The research finds that in the three year period between 2006-07 and 2008-09 the West Midlands – the area hardest hit by the decline in manufacturing – had the lowest median income, 94.7 against the UK figure of 100, when regional price differences were taken into account. Wales is seventh of the 11 British regions on this measure at 97.4. Overall, Wales’s average annual median income growth over the ten years was the sixth highest, 1.6 per cent against 1.7 per cent for the UK as a whole.
However, on the more usual measure assuming uniform national prices, Wales was nearer the bottom at 91.2 of the UK average ahead of only the north east on 89.9. The best performer the south east was showing median incomes 16 percentage points ahead of the UK figure.
On relative poverty Wales again appears to have made some progress over the period of Labour government when regional prices are used. The average poverty rate at the start of the period was 19 per cent but the battery of measures introduced by the Government to reduce child poverty and to increase other benefits had reduced this to 17.4 per cent. Perhaps surprisingly, London itself remained the area of the UK with the highest levels of poverty throughout this period, its totals dropping only from 23.5 per cent to 22.1 per cent.
The lowest levels of poverty were to be found in Scotland (14.6 per cent) where levels fell by 3.1 percentage points over the period. The north east also showed a big drop in relative poverty – a fall of 3. 5 percentage points over the period compared with only a 1.6 percentage points drop in Wales.
Relative Poverty across the UK before housing costs using regional prices
rate in period %
rate in period %
|East of England||16.5||16.1||-0.5|
Again, using regional prices Wales emerges with levels of child poverty somewhere in the middle of the UK range. At the start of the Labour period of office the figure for Wales was 25.1 per cent, against a high in London of 34.1 per cent and a low in the south East of 19.7 per cent. At the end of the period the equivalent figures were 20.9 per cent a 4.3 percentage point drop in Wales, and 29.3 per cent for London. Scotland had by this time replaced the south east, however, with the lowest levels of child poverty, recording a figure of 17.8 per cent, an impressive 8.6 percentage point drop over the 10 year period.
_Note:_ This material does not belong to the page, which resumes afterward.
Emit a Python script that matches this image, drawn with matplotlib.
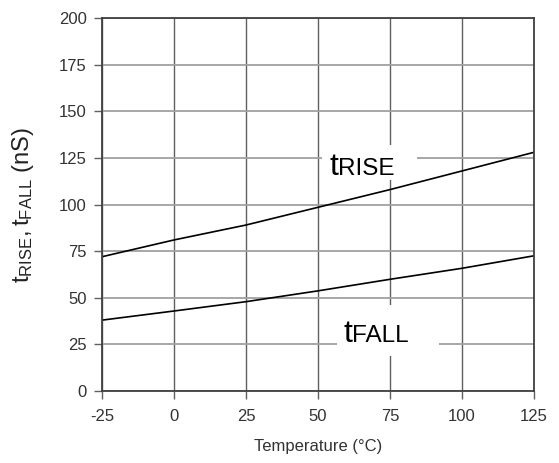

The story in the case of pensioner poverty is even more remarkable as far as Wales is concerned. The figures suggest Wales, Scotland and the north east had the lowest levels of pensioner poverty throughout the period, with London, the East Midlands and the south west topping the tables.
However, the picture is different for working age adults without dependent children. In Wales 13 per cent of such adults were living in poverty in 1996-7, the third highest percentage in Britain and this figure had increased to 14.4 per cent ten years later, though the increase was smaller in Wales than in most other parts of the UK.
The report picks out the West Midlands as a relative loser under Labour and the north east and Scotland as the relative winners. The picture for Wales is more mixed but in general Wales’s relative position has improved. David Phillips, a senior research economist the IFS, concludes:
“Life certainly looks less grim up north and less rosy down south once one takes into account differences in the cost of living. Because the picture changes so much when we do this, the new government should seriously consider taking into account variations in prices across the country when measuring poverty and living standards.”
The report certainly suggests that the problems of poverty across the UK are more nuanced than has perhaps been thought. Nevertheless, this is unlikely to make it any easier for policy makers to decide how to address the problems. Any move towards greater regional wage differentiation, as is sometimes suggested as a way of creating more jobs in poorer regions would quickly wipe out the benefits people living in those regions secure from lower living costs, and in particular lower housing costs. It also remains the case that with lower housing costs Welsh people who own their own homes also have lower valued houses. As such they are not building up the capital – for their own potential use and to pass on to their children – that people in the richer regions, and in particular the south east are able to do.